As I mentioned, Dick Allen was AL MVP in 1972, so his unfortunate '72 Topps card got some added significance to it that wasn't there when the card was first being pulled from packs. Later the card would be used in the 1975 Topps subset for past MVPs, as well as the 1982 Kmart MVP Series-- a card for which I've got a couple mask negatives from the Topps Vault used in the manufacturing (I think that's the magenta mask on the left, yellow on the right). I like these B&W versions more than the actual card (Kmart or '72 Topps), not just for the rarity, but also because the color scheme fits the White Sox better, lol.
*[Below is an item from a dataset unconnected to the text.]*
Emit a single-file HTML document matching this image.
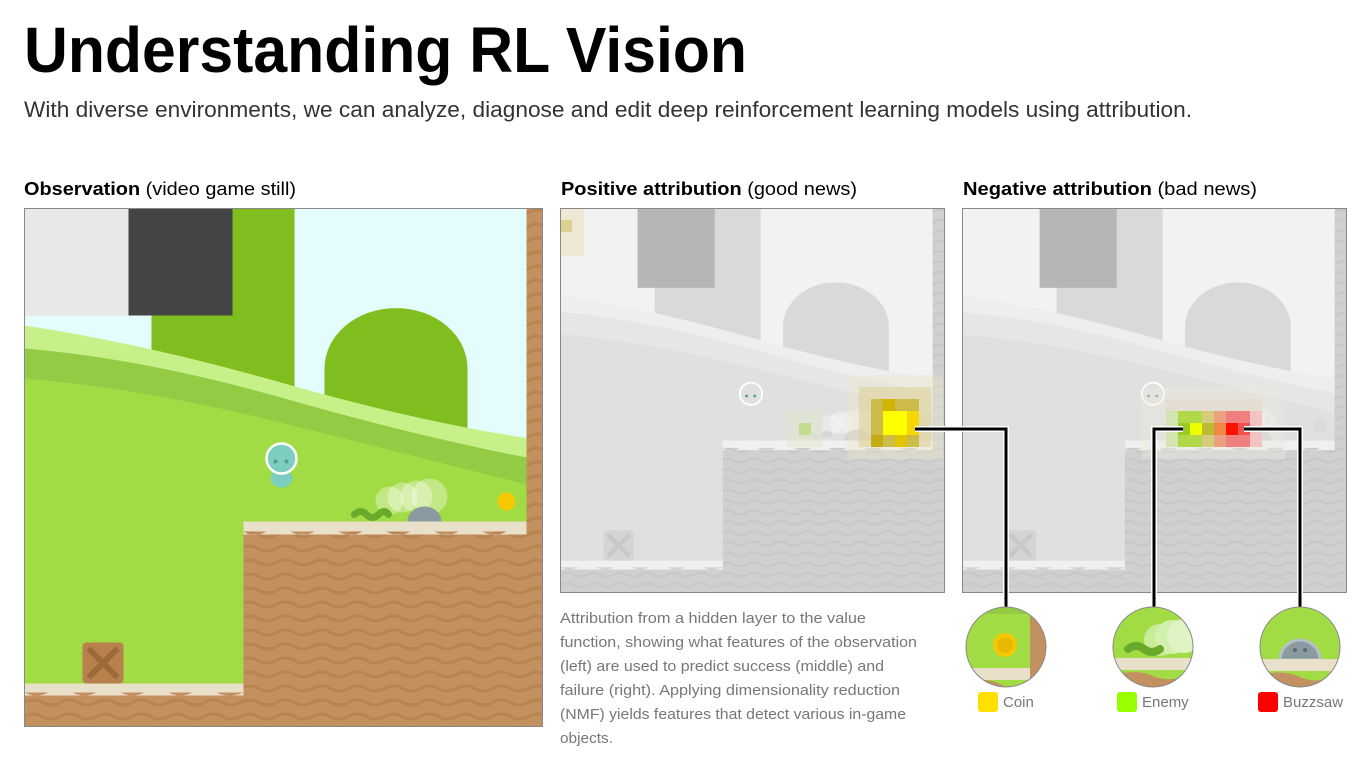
<!DOCTYPE html>
<html><head><meta charset="utf-8"><style>
html,body{margin:0;padding:0;background:#fff;width:1365px;height:762px;overflow:hidden}
svg{display:block}
.obs{--sky:#e4fcfc;--tl:#e8e8e8;--dk:#444444;--tree:#80bd1e;--band:#c8f088;--band2:#93cc44;--grass:#a2dc44;--cream:#e8e0c8;--dirt:#c3915f;--wave:#b98452;--crate:#b8804a;--crate2:#9a6a3a;--ch:#7ccfc0;--coin:#f6c800;--en:#6aaa2a;--saw:#8a9aa0;--ghost:rgba(255,255,255,.35)}
.gry{--sky:#f2f2f2;--tl:#f2f2f2;--dk:#b6b6b6;--tree:#d9d9d9;--band:#eeeeee;--band2:#e6e6e6;--grass:#e0e0e0;--cream:#f0f0f0;--dirt:#d0d0d0;--wave:#c8c8c8;--crate:#d4d4d4;--crate2:#c8c8c8;--ch:#e0e0e0;--coin:#dadada;--en:#d6d6d6;--saw:#d0d0d0;--ghost:rgba(255,255,255,.3)}
</style></head><body>
<svg width="1365" height="762" viewBox="0 0 1365 762" xmlns="http://www.w3.org/2000/svg" font-family="'Liberation Sans', sans-serif">
<defs>
<clipPath id="sq"><rect x="0" y="0" width="518" height="518"/></clipPath>
<clipPath id="dirtc">
<rect x="219" y="313" width="299" height="205"/>
<rect x="0" y="475" width="219" height="43"/>
<rect x="502" y="0" width="16" height="518"/>
</clipPath>
<path id="row" d="M0 0 Q9 -5 18 0 T36 0 T54 0 T72 0 T90 0 T108 0 T126 0 T144 0 T162 0 T180 0 T198 0 T216 0 T234 0 T252 0 T270 0 T288 0 T306 0 T324 0 T342 0 T360 0 T378 0 T396 0 T414 0 T432 0 T450 0 T468 0 T486 0 T504 0 T522 0 T540 0" fill="none" style="stroke:var(--wave)" stroke-width="3"/>
<g id="scene" clip-path="url(#sq)">
<rect width="518" height="518" style="fill:var(--sky)"/>
<rect x="127" y="0" width="143" height="200" style="fill:var(--tree)"/>
<path d="M300 230 V160 A71 60 0 0 1 443 160 V230 Z" style="fill:var(--tree)"/>
<path d="M0 117 Q120 135 260 175 T518 232 V518 H0Z" style="fill:var(--band)"/>
<path d="M0 140 Q120 150 260 190 T518 252 V518 H0Z" style="fill:var(--band2)"/>
<path d="M0 170 Q120 180 260 215 T518 280 V518 H0Z" style="fill:var(--grass)"/>
<rect x="0" y="0" width="104" height="107" style="fill:var(--tl)"/>
<rect x="104" y="0" width="104" height="107" style="fill:var(--dk)"/>
<g clip-path="url(#dirtc)">
<rect width="518" height="518" style="fill:var(--dirt)"/>
<use href="#row" y="4"/><use href="#row" y="18"/><use href="#row" y="32"/><use href="#row" y="46"/><use href="#row" y="60"/><use href="#row" y="74"/><use href="#row" y="88"/><use href="#row" y="102"/><use href="#row" y="116"/><use href="#row" y="130"/><use href="#row" y="144"/><use href="#row" y="158"/><use href="#row" y="172"/><use href="#row" y="186"/><use href="#row" y="200"/><use href="#row" y="214"/><use href="#row" y="228"/><use href="#row" y="242"/><use href="#row" y="256"/><use href="#row" y="270"/><use href="#row" y="284"/><use href="#row" y="298"/><use href="#row" y="312"/><use href="#row" y="326"/><use href="#row" y="340"/><use href="#row" y="354"/><use href="#row" y="368"/><use href="#row" y="382"/><use href="#row" y="396"/><use href="#row" y="410"/><use href="#row" y="424"/><use href="#row" y="438"/><use href="#row" y="452"/><use href="#row" y="466"/><use href="#row" y="480"/><use href="#row" y="494"/><use href="#row" y="508"/>
</g>
<rect x="219" y="313" width="283" height="10" style="fill:var(--cream)"/>
<path d="M219 323 Q230 330 242 323 T266 323 T290 323 T314 323 T338 323 T362 323 T386 323 T410 323 T434 323 T458 323 T482 323 T502 323 V326 H219Z" style="fill:var(--cream)"/>
<rect x="0" y="475" width="219" height="9" style="fill:var(--cream)"/>
<path d="M0 484 Q12 490 24 484 T48 484 T72 484 T96 484 T120 484 T144 484 T168 484 T192 484 T219 484 V487 H0Z" style="fill:var(--cream)"/>
<rect x="58" y="434" width="41" height="41" rx="4" style="fill:var(--crate)"/>
<path d="M64 440 L93 469 M93 440 L64 469" style="stroke:var(--crate2)" stroke-width="6"/>
<circle cx="257" cy="250" r="14" style="fill:var(--ch)"/>
<ellipse cx="257" cy="270" rx="11" ry="9" style="fill:var(--ch)"/>
<circle cx="257" cy="250" r="15" fill="none" stroke="#fff" stroke-width="2.5"/>
<circle cx="251" cy="253" r="2" fill="#5a9a90"/><circle cx="262" cy="253" r="2" fill="#5a9a90"/>
<circle cx="365" cy="292" r="14" style="fill:var(--ghost)"/><circle cx="378" cy="289" r="15" style="fill:var(--ghost)"/><circle cx="392" cy="288" r="16" style="fill:var(--ghost)"/><circle cx="405" cy="288" r="18" style="fill:var(--ghost)"/>
<path d="M330 306 q6 -6 12 0 t12 0 t10 0" fill="none" style="stroke:var(--en)" stroke-width="7" stroke-linecap="round"/>
<path d="M383 313 A17 15 0 0 1 417 313Z" style="fill:var(--saw)"/>
<circle cx="482" cy="293" r="9" style="fill:var(--coin)"/>
</g>
</defs>

<text x="24" y="72" font-size="64" font-weight="bold" fill="#000" textLength="723" lengthAdjust="spacingAndGlyphs">Understanding RL Vision</text>
<text x="24" y="117" font-size="22" fill="#333" textLength="1168" lengthAdjust="spacingAndGlyphs">With diverse environments, we can analyze, diagnose and edit deep reinforcement learning models using attribution.</text>

<text x="24" y="195" font-size="18" fill="#000" textLength="272" lengthAdjust="spacingAndGlyphs"><tspan font-weight="bold">Observation</tspan> (video game still)</text>
<text x="561" y="195" font-size="18" fill="#000" textLength="296" lengthAdjust="spacingAndGlyphs"><tspan font-weight="bold">Positive attribution</tspan> (good news)</text>
<text x="963" y="195" font-size="18" fill="#000" textLength="294" lengthAdjust="spacingAndGlyphs"><tspan font-weight="bold">Negative attribution</tspan> (bad news)</text>

<g class="obs" transform="translate(24.5,208.5)"><use href="#scene"/></g>
<rect x="24.5" y="208.5" width="518" height="518" fill="none" stroke="#888"/>

<g class="gry" transform="translate(560.5,208.5) scale(0.7413)"><use href="#scene"/></g>
<g class="gry" transform="translate(962.5,208.5) scale(0.7413)"><use href="#scene"/></g>

<!-- positive heatmap -->
<g>
<rect x="560" y="208" width="24" height="48" fill="#e6ddb0" opacity=".5"/>
<rect x="560" y="220" width="12" height="12" fill="#d8cc80" opacity=".8"/>
<rect x="847" y="375" width="96" height="84" fill="#ece7c4" opacity=".4"/>
<rect x="859" y="387" width="72" height="60" fill="#ddd29a" opacity=".6"/>
<rect x="871" y="399" width="48" height="48" fill="#c8b636" opacity=".85"/>
<rect x="883" y="399" width="12" height="12" fill="#d0b400"/>
<rect x="883" y="411" width="24" height="24" fill="#ffff00"/>
<rect x="907" y="411" width="12" height="24" fill="#f5d800"/>
<rect x="895" y="435" width="12" height="12" fill="#e0c400"/>
<rect x="871" y="435" width="12" height="12" fill="#c4ac14"/>
<rect x="787" y="411" width="36" height="36" fill="#dde8c8" opacity=".5"/>
<rect x="799" y="423" width="12" height="12" fill="#c4dc90"/>
</g>
<!-- negative heatmap -->
<g>
<rect x="1142" y="387" width="144" height="72" fill="#ece8dc" opacity=".4"/>
<rect x="1166" y="399" width="96" height="48" fill="#e4d8c8" opacity=".6"/>
<rect x="1166" y="411" width="12" height="36" fill="#d4e4b0"/>
<rect x="1178" y="411" width="24" height="36" fill="#b0d848"/>
<rect x="1202" y="411" width="12" height="36" fill="#d4cc7c"/>
<rect x="1214" y="411" width="12" height="36" fill="#eca080"/>
<rect x="1226" y="411" width="24" height="36" fill="#f08080"/>
<rect x="1250" y="411" width="12" height="36" fill="#f4c4c4"/>
<rect x="1178" y="423" width="12" height="12" fill="#99cc22"/>
<rect x="1190" y="423" width="12" height="12" fill="#eeff00"/>
<rect x="1202" y="423" width="12" height="12" fill="#bbbb33"/>
<rect x="1214" y="423" width="12" height="12" fill="#ee8844"/>
<rect x="1226" y="423" width="12" height="12" fill="#ff1100"/>
<rect x="1238" y="423" width="12" height="12" fill="#f05050"/>
</g>
<rect x="560.5" y="208.5" width="384" height="384" fill="none" stroke="#888"/>
<rect x="962.5" y="208.5" width="384" height="384" fill="none" stroke="#888"/>

<!-- connectors -->
<g fill="none" stroke-linejoin="miter">
<path d="M915 429 H1006 V608" stroke="#fff" stroke-width="6"/>
<path d="M1183 429 H1154 V608" stroke="#fff" stroke-width="6"/>
<path d="M1244 429 H1300 V608" stroke="#fff" stroke-width="6"/>
<path d="M915 429 H1006 V608" stroke="#000" stroke-width="3"/>
<path d="M1183 429 H1154 V608" stroke="#000" stroke-width="3"/>
<path d="M1244 429 H1300 V608" stroke="#000" stroke-width="3"/>
</g>

<!-- circles -->
<clipPath id="c1"><circle cx="1006" cy="647" r="40"/></clipPath>
<clipPath id="c2"><circle cx="1153" cy="647" r="40"/></clipPath>
<clipPath id="c3"><circle cx="1300" cy="647" r="40"/></clipPath>
<g clip-path="url(#c1)">
<rect x="960" y="600" width="100" height="100" fill="#a2dc44"/>
<rect x="960" y="600" width="100" height="14" fill="#93cc44"/>
<rect x="1030" y="600" width="20" height="100" fill="#c3915f"/>
<rect x="960" y="668" width="70" height="12" fill="#e8e0c8"/>
<path d="M960 684 Q985 676 1000 684 T1030 680 V700 H960Z" fill="#c3915f"/>
<circle cx="1005" cy="645" r="12" fill="#f6c800"/><circle cx="1005" cy="645" r="8" fill="#e8b800"/>
</g>
<g clip-path="url(#c2)">
<rect x="1110" y="600" width="100" height="100" fill="#a2dc44"/>
<circle cx="1160" cy="640" r="16" fill="#c8ec98"/><circle cx="1172" cy="637" r="17" fill="#d4f0b0"/><circle cx="1184" cy="636" r="17" fill="#def4c4"/>
<path d="M1128 649 q8 -6 16 0 t16 0" fill="none" stroke="#6aaa2a" stroke-width="8" stroke-linecap="round"/>
<rect x="1110" y="658" width="100" height="12" fill="#e8e0c8"/>
<path d="M1110 676 Q1135 668 1153 676 T1200 672 V700 H1110Z" fill="#c3915f"/>
</g>
<g clip-path="url(#c3)">
<rect x="1255" y="600" width="100" height="100" fill="#a2dc44"/>
<path d="M1280 660 A20 20 0 0 1 1320 660Z" fill="#8a9aa0" stroke="#b4c0c4" stroke-width="3"/>
<circle cx="1295" cy="650" r="2" fill="#5a6a70"/><circle cx="1305" cy="650" r="2" fill="#5a6a70"/>
<rect x="1255" y="659" width="100" height="12" fill="#e8e0c8"/>
<path d="M1255 677 Q1280 668 1300 677 T1345 672 V700 H1255Z" fill="#c3915f"/>
</g>
<circle cx="1006" cy="647" r="40" fill="none" stroke="#888"/>
<circle cx="1153" cy="647" r="40" fill="none" stroke="#888"/>
<circle cx="1300" cy="647" r="40" fill="none" stroke="#888"/>

<!-- legend -->
<rect x="978" y="692" width="20" height="20" rx="3" fill="#ffe000"/>
<text x="1003" y="707" font-size="15" fill="#777">Coin</text>
<rect x="1117" y="692" width="20" height="20" rx="3" fill="#99ff00"/>
<text x="1142" y="707" font-size="15" fill="#777">Enemy</text>
<rect x="1258" y="692" width="20" height="20" rx="3" fill="#ff0000"/>
<text x="1283" y="707" font-size="15" fill="#777">Buzzsaw</text>

<!-- caption -->
<g font-size="15" fill="#777">
<text x="560" y="623" textLength="306" lengthAdjust="spacingAndGlyphs">Attribution from a hidden layer to the value</text>
<text x="560" y="647" textLength="357" lengthAdjust="spacingAndGlyphs">function, showing what features of the observation</text>
<text x="560" y="671" textLength="324" lengthAdjust="spacingAndGlyphs">(left) are used to predict success (middle) and</text>
<text x="560" y="695" textLength="340" lengthAdjust="spacingAndGlyphs">failure (right). Applying dimensionality reduction</text>
<text x="560" y="719" textLength="346" lengthAdjust="spacingAndGlyphs">(NMF) yields features that detect various in-game</text>
<text x="560" y="743" textLength="53" lengthAdjust="spacingAndGlyphs">objects.</text>
</g>
</svg>
</body></html>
At least Topps got a good photo of the reigning MVP the next year (and finally started calling him by his preferred first name). It's the only time during Dick's career that Topps pictured him at the plate. I would have liked to see a better look at his face, but Topps probably worried the drastic change in his appearance between his '72 and '73 baseball cards would cause kids' heads to explode, so they kindly eased card collectors of the early '70s into the reality of the situation, lol. (Funny enough, 1972 was the only year of his prime that Dick didn't get a Kellogg's card. Yep, the one year he wins MVP, his Topps card sucks and Kellogg's leaves him off the checklist completely! Wow) But yeah, 1973 Topps is arguably his nicest looking card. Well, actually no...
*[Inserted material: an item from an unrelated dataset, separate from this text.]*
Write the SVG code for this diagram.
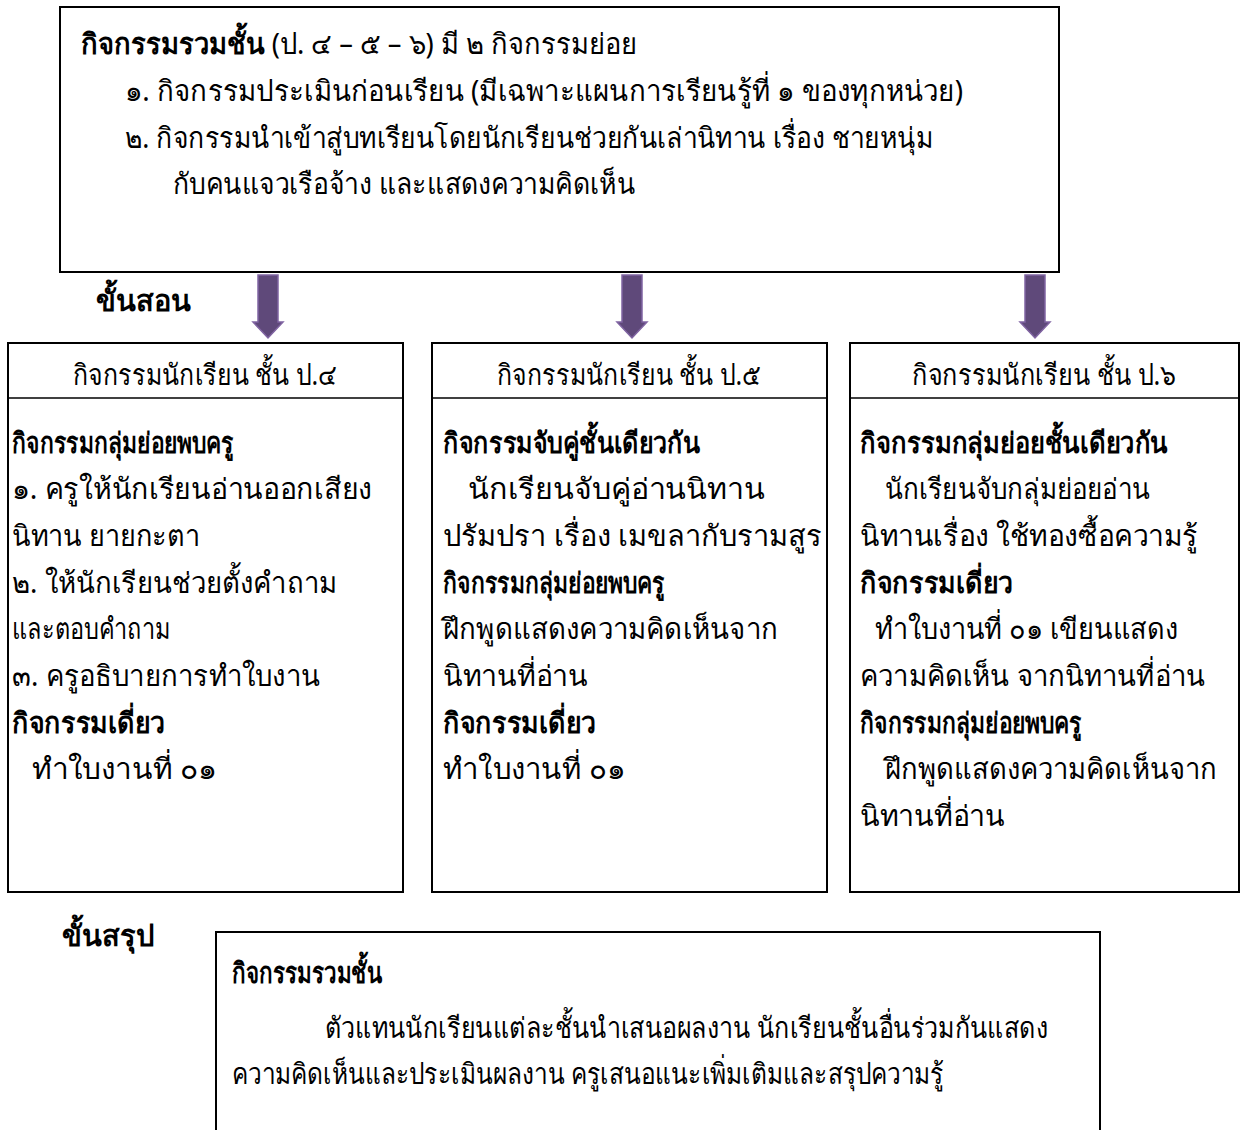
<svg xmlns="http://www.w3.org/2000/svg" width="1244" height="1130" viewBox="0 0 1244 1130">
<style>
.box{fill:#fff;stroke:#000;stroke-width:2}
.sep{stroke:#000;stroke-width:1.5}
text{font-family:"Noto Sans","DejaVu Sans",sans-serif;font-size:29px;fill:#000}
.b{font-weight:bold}
.arr{fill:#5f497a;stroke:#8064a2;stroke-width:1.5}
</style>
<rect width="1244" height="1130" fill="#fff"/>
<g id="top">
<rect class="box" x="60" y="7" width="999" height="265"/>
<text x="81" y="54" textLength="556" lengthAdjust="spacingAndGlyphs"><tspan class="b">กิจกรรมรวมชั้น</tspan> (ป. ๔ – ๕ – ๖) มี ๒ กิจกรรมย่อย</text>
<text x="125" y="101" textLength="838" lengthAdjust="spacingAndGlyphs">๑.  กิจกรรมประเมินก่อนเรียน (มีเฉพาะแผนการเรียนรู้ที่ ๑ ของทุกหน่วย)</text>
<text x="125" y="148" textLength="808" lengthAdjust="spacingAndGlyphs">๒.  กิจกรรมนำเข้าสู่บทเรียนโดยนักเรียนช่วยกันเล่านิทาน เรื่อง ชายหนุ่ม</text>
<text x="173" y="194" textLength="462" lengthAdjust="spacingAndGlyphs">กับคนแจวเรือจ้าง  และแสดงความคิดเห็น</text>
</g>
<g id="label-teach"><text class="b" x="96" y="311">ขั้นสอน</text></g>
<g id="connectors">
<path class="arr" d="M258 275 H278 V322 H283 L268 338 L253 322 H258 Z"/>
<path class="arr" d="M622 275 H642 V322 H647 L632 338 L617 322 H622 Z"/>
<path class="arr" d="M1025 275 H1045 V322 H1050 L1035 338 L1020 322 H1025 Z"/>
</g>
<g id="p4">
<rect class="box" x="8" y="343" width="395" height="549"/>
<line class="sep" x1="8" y1="398" x2="403" y2="398"/>
<text x="205" y="385" text-anchor="middle" textLength="264" lengthAdjust="spacingAndGlyphs">กิจกรรมนักเรียน ชั้น ป.๔</text>
<text class="b" x="12" y="453" textLength="222" lengthAdjust="spacingAndGlyphs">กิจกรรมกลุ่มย่อยพบครู</text>
<text x="12" y="499" textLength="360" lengthAdjust="spacingAndGlyphs">๑. ครูให้นักเรียนอ่านออกเสียง</text>
<text x="12" y="546" textLength="188" lengthAdjust="spacingAndGlyphs">นิทาน  ยายกะตา</text>
<text x="12" y="593" textLength="325" lengthAdjust="spacingAndGlyphs">๒. ให้นักเรียนช่วยตั้งคำถาม</text>
<text x="12" y="639" textLength="158" lengthAdjust="spacingAndGlyphs">และตอบคำถาม</text>
<text x="12" y="686" textLength="308" lengthAdjust="spacingAndGlyphs">๓. ครูอธิบายการทำใบงาน</text>
<text class="b" x="12" y="733" textLength="153" lengthAdjust="spacingAndGlyphs">กิจกรรมเดี่ยว</text>
<text x="32" y="779" textLength="185" lengthAdjust="spacingAndGlyphs">ทำใบงานที่ ๐๑</text>
</g>
<g id="p5">
<rect class="box" x="432" y="343" width="395" height="549"/>
<line class="sep" x1="432" y1="398" x2="827" y2="398"/>
<text x="629" y="385" text-anchor="middle" textLength="264" lengthAdjust="spacingAndGlyphs">กิจกรรมนักเรียน ชั้น ป.๕</text>
<text class="b" x="443" y="453" textLength="257" lengthAdjust="spacingAndGlyphs">กิจกรรมจับคู่ชั้นเดียวกัน</text>
<text x="468" y="499" textLength="297" lengthAdjust="spacingAndGlyphs">นักเรียนจับคู่อ่านนิทาน</text>
<text x="443" y="546" textLength="379" lengthAdjust="spacingAndGlyphs">ปรัมปรา เรื่อง เมขลากับรามสูร</text>
<text class="b" x="443" y="593" textLength="222" lengthAdjust="spacingAndGlyphs">กิจกรรมกลุ่มย่อยพบครู</text>
<text x="443" y="639" textLength="335" lengthAdjust="spacingAndGlyphs">ฝึกพูดแสดงความคิดเห็นจาก</text>
<text x="443" y="686" textLength="145" lengthAdjust="spacingAndGlyphs">นิทานที่อ่าน</text>
<text class="b" x="443" y="733" textLength="153" lengthAdjust="spacingAndGlyphs">กิจกรรมเดี่ยว</text>
<text x="443" y="779" textLength="182" lengthAdjust="spacingAndGlyphs">ทำใบงานที่ ๐๑</text>
</g>
<g id="p6">
<rect class="box" x="850" y="343" width="389" height="549"/>
<line class="sep" x1="850" y1="398" x2="1239" y2="398"/>
<text x="1044" y="385" text-anchor="middle" textLength="264" lengthAdjust="spacingAndGlyphs">กิจกรรมนักเรียน ชั้น ป.๖</text>
<text class="b" x="860" y="453" textLength="308" lengthAdjust="spacingAndGlyphs">กิจกรรมกลุ่มย่อยชั้นเดียวกัน</text>
<text x="885" y="499" textLength="265" lengthAdjust="spacingAndGlyphs">นักเรียนจับกลุ่มย่อยอ่าน</text>
<text x="860" y="546" textLength="338" lengthAdjust="spacingAndGlyphs">นิทานเรื่อง ใช้ทองซื้อความรู้</text>
<text class="b" x="860" y="593" textLength="153" lengthAdjust="spacingAndGlyphs">กิจกรรมเดี่ยว</text>
<text x="875" y="639" textLength="303" lengthAdjust="spacingAndGlyphs">ทำใบงานที่ ๐๑ เขียนแสดง</text>
<text x="860" y="686" textLength="345" lengthAdjust="spacingAndGlyphs">ความคิดเห็น จากนิทานที่อ่าน</text>
<text class="b" x="860" y="733" textLength="222" lengthAdjust="spacingAndGlyphs">กิจกรรมกลุ่มย่อยพบครู</text>
<text x="885" y="779" textLength="332" lengthAdjust="spacingAndGlyphs">ฝึกพูดแสดงความคิดเห็นจาก</text>
<text x="860" y="826" textLength="145" lengthAdjust="spacingAndGlyphs">นิทานที่อ่าน</text>
</g>
<g id="label-sum"><text class="b" x="62" y="946">ขั้นสรุป</text></g>
<g id="summary">
<rect class="box" x="216" y="932" width="884" height="210"/>
<text class="b" x="232" y="983" textLength="150" lengthAdjust="spacingAndGlyphs">กิจกรรมรวมชั้น</text>
<text x="325" y="1038" textLength="723" lengthAdjust="spacingAndGlyphs">ตัวแทนนักเรียนแต่ละชั้นนำเสนอผลงาน นักเรียนชั้นอื่นร่วมกันแสดง</text>
<text x="232" y="1084" textLength="712" lengthAdjust="spacingAndGlyphs">ความคิดเห็นและประเมินผลงาน ครูเสนอแนะเพิ่มเติมและสรุปความรู้</text>
</g>
</svg>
The big All-Star Rookie trophy on his 1965 Topps card helps make that one tough to beat. And his 1971 Topps card is pretty great too. It's a high number, otherwise it might be better known. It features a photo of Dick actually wearing a Dodgers uniform, no deception from Topps this time (Well, the back photo is a different story!), taken before the '71 season, perhaps even before spring training. You might be distracted by the photographer's knee, but note the dead grass on the field and an otherwise lifeless Dodger Stadium. That trade took place October 5, 1970. In fact, I suspect Topps or the photographer artificially made the sky bluer in the photo than it was that day. That would explain the weird outline around his shoulders. It was likely a dreary winter day but they wanted to make it look like spring or summer.

Anywho, I printed a few extras of my '72 custom in case anybody wanted to trade for a copy. On the topic of 1972 Topps, I'm still fittingly at 72% complete with my setbuild and would really love to complete it by the end of this year. Hey, it's the set's 50th anniversary, after all. Only 217 cards left for me to track down (mostly those damn high numbers). I'll trade you a copy of my '72 Dick Dodger custom for any 1972 Topps card I need-- not upgrade, please, but need. (unless we're talking about a star player or high number, in which case I'd happily extend the offer to "wanted upgrades", too). (Link to my 1972 Topps needs spreadsheet). Just let me know if you've got any of those needs and want to trade. (Not for sale, btw, only trading for '72 needs.)

Wow, this post was originally supposed to be like, "Hey, I made a Dick Allen custom"-- short and sweet-- but I guess this became a "deep dive" into that reused photo.

That's it for today, but more customs and a flat-rate box recap from John Miller are on the horizon. Thanks for reading.